## START Data excerpt

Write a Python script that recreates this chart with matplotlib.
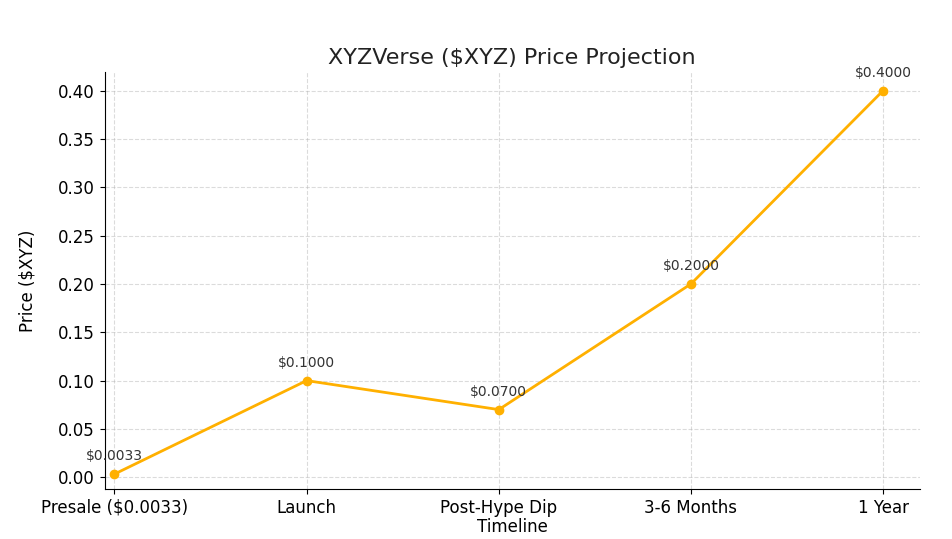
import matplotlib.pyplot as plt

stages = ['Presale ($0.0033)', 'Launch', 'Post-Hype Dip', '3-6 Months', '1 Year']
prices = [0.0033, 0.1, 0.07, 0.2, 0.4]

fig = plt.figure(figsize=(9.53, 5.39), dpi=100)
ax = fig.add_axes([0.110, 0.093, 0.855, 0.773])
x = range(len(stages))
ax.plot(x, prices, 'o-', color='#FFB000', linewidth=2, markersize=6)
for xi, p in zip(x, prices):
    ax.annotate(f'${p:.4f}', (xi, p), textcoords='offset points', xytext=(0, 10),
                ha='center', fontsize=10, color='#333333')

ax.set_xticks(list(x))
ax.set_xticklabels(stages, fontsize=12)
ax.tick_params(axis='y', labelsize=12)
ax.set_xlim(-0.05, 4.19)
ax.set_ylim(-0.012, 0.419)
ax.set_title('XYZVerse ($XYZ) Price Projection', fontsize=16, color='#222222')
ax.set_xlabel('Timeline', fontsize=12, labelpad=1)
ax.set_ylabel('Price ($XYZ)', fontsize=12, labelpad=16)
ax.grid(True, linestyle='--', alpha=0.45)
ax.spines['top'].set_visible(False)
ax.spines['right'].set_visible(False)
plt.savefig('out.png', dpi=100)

## END Data excerpt

Go through the data above and transcribe it in full, omitting any image.

Write a Python script that recreates this chart with matplotlib.
import matplotlib.pyplot as plt

stages = ['Presale ($0.0033)', 'Launch', 'Post-Hype Dip', '3-6 Months', '1 Year']
prices = [0.0033, 0.1, 0.07, 0.2, 0.4]

fig = plt.figure(figsize=(9.53, 5.39), dpi=100)
ax = fig.add_axes([0.110, 0.093, 0.855, 0.773])
x = range(len(stages))
ax.plot(x, prices, 'o-', color='#FFB000', linewidth=2, markersize=6)
for xi, p in zip(x, prices):
    ax.annotate(f'${p:.4f}', (xi, p), textcoords='offset points', xytext=(0, 10),
                ha='center', fontsize=10, color='#333333')

ax.set_xticks(list(x))
ax.set_xticklabels(stages, fontsize=12)
ax.tick_params(axis='y', labelsize=12)
ax.set_xlim(-0.05, 4.19)
ax.set_ylim(-0.012, 0.419)
ax.set_title('XYZVerse ($XYZ) Price Projection', fontsize=16, color='#222222')
ax.set_xlabel('Timeline', fontsize=12, labelpad=1)
ax.set_ylabel('Price ($XYZ)', fontsize=12, labelpad=16)
ax.grid(True, linestyle='--', alpha=0.45)
ax.spines['top'].set_visible(False)
ax.spines['right'].set_visible(False)
plt.savefig('out.png', dpi=100)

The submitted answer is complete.